Here's the query I am running:

GET /docs/_search
{
  "query": {
    "filtered": {
      "filter": {
        "bool": {
          "must": [
            {
              "term": {
                "outdated": "false"
              }
            },
            {
              "term": {
                "lang": "fi"
              }
            }
          ],
          "must_not": [
            {
              "term": {
                "django_ct": "web.plantranslation"
              }
            },
            {
              "term": {
                "django_ct": "web.recipetranslation"
              }
            },
            {
              "term": {
                "django_ct": "web.fooddestranslation"
              }
            },
            {
              "term": {
                "django_ct": "web.dishtranslation"
              }
            },
            {
              "term": {
                "django_ct": "web.customerinformation"
              }
            }
          ],
          "should": []
        }
      },
      "query": {
        "bool": {
          "should": [
            {
              "span_first": {
                "boost": 10,
                "end": 1,
                "match": {
                  "span_term": {
                    "text": "makkara"
                  }
                }
              }
            }
          ],
          "must": [
            {
              "multi_match": {
                "query": "makkara",
                "type": "most_fields",
                "fields": ["text.general", "text.fi"],
                "minimum_should_match": "50%"
              }
            }
          ]
        }
      }
    }
  },
  "size": 1000
}

The minimum_should_match is being ignored in ES 2.4.6. It doesn't matter what value it is (50%, 100%), it always returns way too many results.
This worked for ES 1.7, 2.0.1 and 2.0.2, I've tested the same query. But it's being ignored for ES 2.4.6. What is the reason? Was there some change introduced that makes "minimum_should_match" obsolete?

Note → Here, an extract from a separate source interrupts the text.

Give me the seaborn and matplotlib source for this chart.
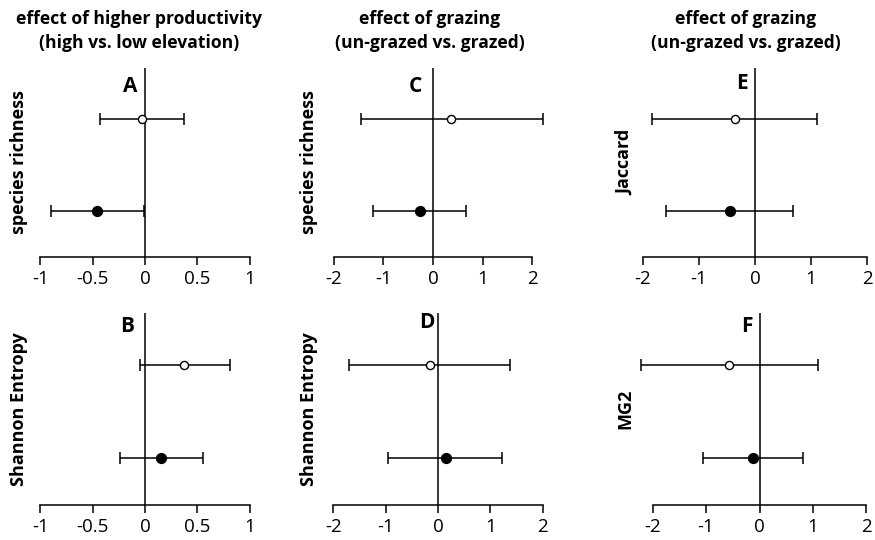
import numpy as np
import pandas as pd
import matplotlib
matplotlib.use('Agg')
import matplotlib.pyplot as plt
import seaborn as sns

# effect sizes with CI, one entry per panel (A..F)
panels = ['A', 'B', 'C', 'D', 'E', 'F']
ylabels = ['species richness', 'Shannon Entropy', 'species richness',
           'Shannon Entropy', 'Jaccard', 'MG2']
titles = ['effect of higher productivity\n(high vs. low elevation)',
          'effect of grazing\n(un-grazed vs. grazed)',
          'effect of grazing\n(un-grazed vs. grazed)']

# upper row of each panel: open circle
open_est = [-0.03, 0.37, 0.36, -0.15, -0.36, -0.57]
open_lo = [-0.43, -0.05, -1.45, -1.70, -1.83, -2.21]
open_hi = [0.37, 0.81, 2.22, 1.37, 1.11, 1.10]
# lower row of each panel: filled circle
filled_est = [-0.46, 0.15, -0.26, 0.15, -0.45, -0.12]
filled_lo = [-0.90, -0.24, -1.21, -0.96, -1.58, -1.05]
filled_hi = [-0.01, 0.55, 0.67, 1.23, 0.68, 0.82]

ticks_small = [-1, -0.5, 0, 0.5, 1]
ticklabels_small = ['-1', '-0.5', '0', '0.5', '1']
ticks_big = [-2, -1, 0, 1, 2]
ticklabels_big = ['-2', '-1', '0', '1', '2']

sns.set_theme(style='white')
plt.rcParams['font.family'] = ['Open Sans', 'DejaVu Sans']
plt.rcParams['axes.unicode_minus'] = False
plt.rcParams['text.color'] = 'black'

W, H = 875, 540
fig = plt.figure(figsize=(8.75, 5.4), dpi=100)

# axes rectangles in pixels: left, top, width, height
rects = [(32, 68, 226, 189), (32, 313, 226, 192),
         (326, 68, 214, 189), (325, 313, 226, 192),
         (634, 68, 242, 189), (644, 313, 231, 192)]
label_px = [19, 19, 309, 309, 625, 625]
letter_px = [(130, 86), (127, 327), (415, 86), (427, 322), (742, 83), (747, 327)]

for i, p in enumerate(panels):
    l, t, w, h = rects[i]
    ax = fig.add_axes([l / W, (H - t - h) / H, w / W, h / H])
    small = i < 2
    lim = 1.08 if small else 2.16
    ax.set_xlim(-lim, lim)
    ax.set_ylim(0.5, 2.55)

    ax.axvline(0, color='black', lw=1.1, zorder=1)

    df = pd.DataFrame({
        'est': [open_est[i], filled_est[i]],
        'lo': [open_lo[i], filled_lo[i]],
        'hi': [open_hi[i], filled_hi[i]],
        'row': [2, 1],
        'kind': ['open', 'filled'],
    })
    eb = ax.errorbar(df['est'], df['row'],
                     xerr=[df['est'] - df['lo'], df['hi'] - df['est']],
                     fmt='none', ecolor='black', elinewidth=1.1,
                     capsize=4.3, capthick=1.1, zorder=2)
    for art in eb.lines[1] + eb.lines[2]:
        art.set_clip_on(False)
    sns.scatterplot(data=df[df['kind'] == 'open'], x='est', y='row', ax=ax,
                    s=34, color='white', edgecolor='black', linewidth=1.0,
                    zorder=3, legend=False)
    sns.scatterplot(data=df[df['kind'] == 'filled'], x='est', y='row', ax=ax,
                    s=50, color='black', edgecolor='black', linewidth=1.0,
                    zorder=3, legend=False)

    for side in ['top', 'right', 'left']:
        ax.spines[side].set_visible(False)
    ax.spines['bottom'].set_color('black')
    ax.spines['bottom'].set_linewidth(1.1)
    ticks = ticks_small if small else ticks_big
    ax.spines['bottom'].set_bounds(ticks[0], ticks[-1])
    ax.set_xticks(ticks)
    ax.set_xticklabels(ticklabels_small if small else ticklabels_big,
                       fontsize=13.5, color='black')
    ax.tick_params(axis='x', bottom=True, direction='out', length=6,
                   width=1.1, color='black', pad=3)
    ax.set_yticks([])
    ax.set_xlabel('')
    ax.set_ylabel('')

    ax.text((label_px[i] - l) / w, 0.5, ylabels[i], transform=ax.transAxes,
            rotation=90, ha='center', va='center', fontsize=13,
            fontweight='bold')
    lx, ly = letter_px[i]
    ax.text((lx - l) / w, (t + h - ly) / h, p, transform=ax.transAxes,
            ha='center', va='center', fontsize=15, fontweight='bold')

title_x = [139, 430, 746]
for j, tt in enumerate(titles):
    fig.text(title_x[j] / W, 1 - 31 / H, tt, ha='center', va='center',
             fontsize=12.6, fontweight='bold', linespacing=1.5)

fig.savefig('out.png', dpi=100)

Here are some examples of the text returned results:
legit results: MAKSAMAKKARA, BALKANMAKKARA
wrong results: PERSIKKARAHKA, MUSTIKKAPIIRAKKA 2 KPL, LIHAPIIRAKKA 4 KPL

This is caused by a change in Lucene query parser that considers each terms at the same position as synonyms. You're using an ngram filter that sets each ngram at the same position so makkara is analyzed as mak, akk, kka, kar, ara but each of these tokens are indexed at the same position. If you want to correctly index ngrams you should use an ngram_tokenizer which will set the correct positions for the different tokens.